Ayalon has emphasized several times in interviews with Arabic and other foreign media: "Israelis cannot blame the Palestinians for their resistance to the occupation, and if I were a Palestinian, I would fight endlessly against those who are looting my land".

Ayalon explained that, in 1948, Israel was established in the occupied Palestinian territories, which displaced hundreds of thousands of Palestinians. Israel later occupied more land and always rejected the establishment of an independent Palestinian state.

Ayalon also said: "Palestinians have lost their land. Therefore, when they ask me, what would you do if you were a Palestinian? In response, I say: If someone plundered my land, I would fight him without limit." He continued: "Palestinians consider themselves a single nation, but one of our troubles is that we see them as individuals, some of whom are good and some who are bad."

According to report of Al Jazeera Mubasher, he said: "If he were a Palestinian, he would fight a "borderless" battle against those who occupied his land".

Ayalon also said in an interview with the Hebrew newspaper Maariv: "They (Palestinians) have lost their land, so when people ask me: What would you do if you were a Palestinian? I say: If a person comes and takes my land, the land of Israel, as a hostage, I will fight him without limits". Ayalon continued: "We think that if we provide them with ways of livelihood and food for their children, the problem will be solved, but it is not the case. They are willing to kill and be killed, but not for food. They say we need the end of occupation and return of our independence." "Ayalon" clarified: "They (Palestinians) do not want what we propose. They only care about the formation of a Palestinian state."

Ayalon, who was a former member of the Knesset, added: "In 1923, Ze'ev Jabotinsky wrote the essay "Iron Wall". He says the same thing as me. He says: 'We cannot blame Palestinians. Their land has been taken away and they will fight with us'."

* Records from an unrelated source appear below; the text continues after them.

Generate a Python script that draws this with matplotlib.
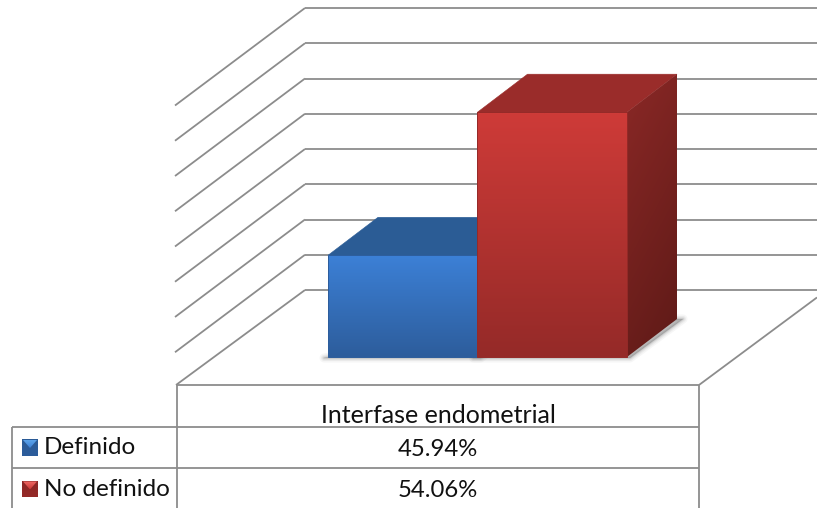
import numpy as np
import matplotlib
matplotlib.use("Agg")
import matplotlib.pyplot as plt
from matplotlib.patches import Polygon
from matplotlib.colors import LinearSegmentedColormap

# --- data ---
series_names = ["Definido", "No definido"]
series_values = [45.94, 54.06]
category = "Interfase endometrial"
axis_min, axis_max, axis_step = 40, 56, 2

front_colors = [("#3c80d6", "#2d5d9c"), ("#ce3b38", "#952a28")]
top_colors = ["#2b5c95", "#9a2c2a"]
side_colors = [("#234c7c", "#1b3a60"), ("#8a2826", "#5e1a17")]
key_colors = [("#5ba3ea", "#2a5a96"), ("#ee6a66", "#8a2725")]

# --- layout (pixels) ---
W, H = 817, 508
LINE = "#8c8c8c"
back_left, back_floor, back_top = 305, 290, 8
front_left, front_right, front_floor = 177, 699, 385
wall_drop = 97.5
depth_dx, depth_dy = 50, 38
bar_left, bar_width, bar_floor, bar_zero = 328, 149.5, 357, 360

px_per_unit = (back_floor - back_top) / (axis_max - axis_min)
def val_px(v):
    return (v - axis_min) * px_per_unit

fig = plt.figure(figsize=(W / 100, H / 100), dpi=100)
ax = fig.add_axes([0, 0, 1, 1])
ax.set_xlim(0, W)
ax.set_ylim(H, 0)
ax.axis("off")
lw_px = 1.8 * 72 / 100

def gradient(poly, c0, c1, zorder, diag=False):
    cmap = LinearSegmentedColormap.from_list("g", [c0, c1])
    xs, ys = zip(*poly)
    g = np.linspace(0, 1, 64)[:, None] * np.ones((64, 64))
    if diag:
        g = g * 0.75 + np.linspace(0, 1, 64)[None, :] * 0.25
    im = ax.imshow(g, cmap=cmap, vmin=0, vmax=1, aspect="auto", interpolation="bilinear",
                   extent=[min(xs), max(xs), max(ys), min(ys)], zorder=zorder)
    p = Polygon(poly, closed=True, fc="none", ec="none", transform=ax.transData)
    ax.add_patch(p)
    im.set_clip_path(p)

def line(xs, ys, z=1, lw=lw_px, c=LINE):
    ax.plot(xs, ys, color=c, lw=lw, zorder=z, solid_capstyle="butt")

# walls and gridlines
for tick in np.arange(axis_min, axis_max + axis_step, axis_step):
    y = back_floor - val_px(tick)
    line([back_left, W], [y, y])
    if tick == axis_min:
        line([front_left - 1, back_left], [front_floor, y])
    else:
        line([front_left - 2, back_left], [y + wall_drop, y])
# floor
line([front_right, W], [front_floor, front_floor - (W - front_right) * 0.742])

# bars
for i, (name, v) in enumerate(zip(series_names, series_values)):
    x0 = bar_left + i * bar_width
    x1 = x0 + bar_width
    h = val_px(v)
    ytop = bar_zero - h
    z = 3 + i
    # soft shadow
    shadow = [(x0 - 4, bar_floor + 1), (x1 + 3, bar_floor + 1),
              (x1 + depth_dx + 6, bar_floor - depth_dy), (x1 + depth_dx, bar_floor - depth_dy)]
    for w, a in zip([9, 6, 3.5, 1.5], [0.05, 0.07, 0.10, 0.14]):
        ax.add_patch(Polygon(shadow, closed=True, fc="#555555", ec="#555555", alpha=a, lw=w * 0.72,
                             joinstyle="round", zorder=2))
    top = [(x0, ytop), (x1, ytop), (x1 + depth_dx, ytop - depth_dy), (x0 + depth_dx, ytop - depth_dy)]
    ax.add_patch(Polygon(top, closed=True, fc=top_colors[i], ec=top_colors[i], lw=0.4, zorder=z))
    side = [(x1, ytop), (x1 + depth_dx, ytop - depth_dy),
            (x1 + depth_dx, bar_floor - depth_dy), (x1, bar_floor)]
    gradient(side, side_colors[i][0], side_colors[i][1], z, diag=True)
    front = [(x0, ytop), (x1, ytop), (x1, bar_floor), (x0, bar_floor)]
    gradient(front, front_colors[i][0], front_colors[i][1], z + 0.1)
    ax.add_patch(Polygon(front, closed=True, fc="none", ec=front_colors[i][1], lw=0.7, zorder=z + 0.2))

# data table
row_tops = [385, 427, 468, 510]
table_left = 12
line([front_left, front_right], [row_tops[0], row_tops[0]])
for y in row_tops[1:]:
    line([table_left, front_right], [y, y], z=6)
line([front_left, front_left], [row_tops[0], H], z=6)
line([front_right, front_right], [row_tops[0], H], z=6)
line([table_left, table_left], [row_tops[1], H], z=6)

FONT = "Lato"
center = (front_left + front_right) / 2
ax.text(center, 415.5, category, ha="center", va="center", fontsize=18, family=FONT, color="#111111", zorder=7)
for i, (name, v) in enumerate(zip(series_names, series_values)):
    yc = (row_tops[i + 1] + row_tops[i + 2]) / 2
    ax.text(center, yc + 1.5, f"{v:.2f}%", ha="center", va="center", fontsize=17.2, family=FONT, color="#111111", zorder=7)
    ax.text(44, yc + 0.5, name, ha="left", va="center", fontsize=17.5, family=FONT, color="#111111", zorder=7)
    # legend key
    kx0, kx1, ky0, ky1 = 22, 38, yc - 8.5, yc + 8.5
    kc = (kx0 + kx1) / 2
    key = [(kx0, ky0), (kx1, ky0), (kx1, ky1), (kx0, ky1)]
    gradient(key, key_colors[i][1], front_colors[i][1], 7)
    tri = [(kx0 + 1, ky0 + 1), (kx1 - 1, ky0 + 1), (kc, ky0 + 9)]
    gradient(tri, key_colors[i][0], front_colors[i][0], 7.1)

fig.savefig("out.png", dpi=100, facecolor="white")
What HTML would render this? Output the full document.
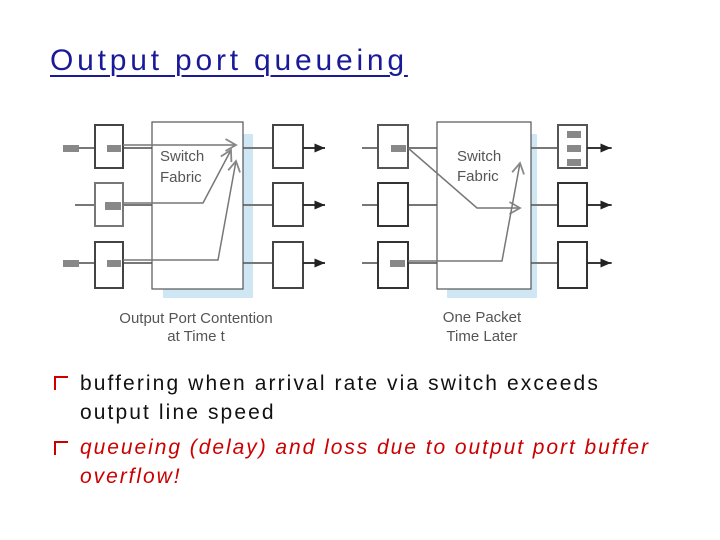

Earlier, Ayalon, in response to a question about the situation of Palestinians who are exposed to Israeli attacks, said: "This is the life of people who have dream of freedom but cannot see it. Whether we like it or not. 'We control the lives of millions of people'." Ayalon also stressed: "The only way the Israelis will achieve security is when the Palestinians have hope."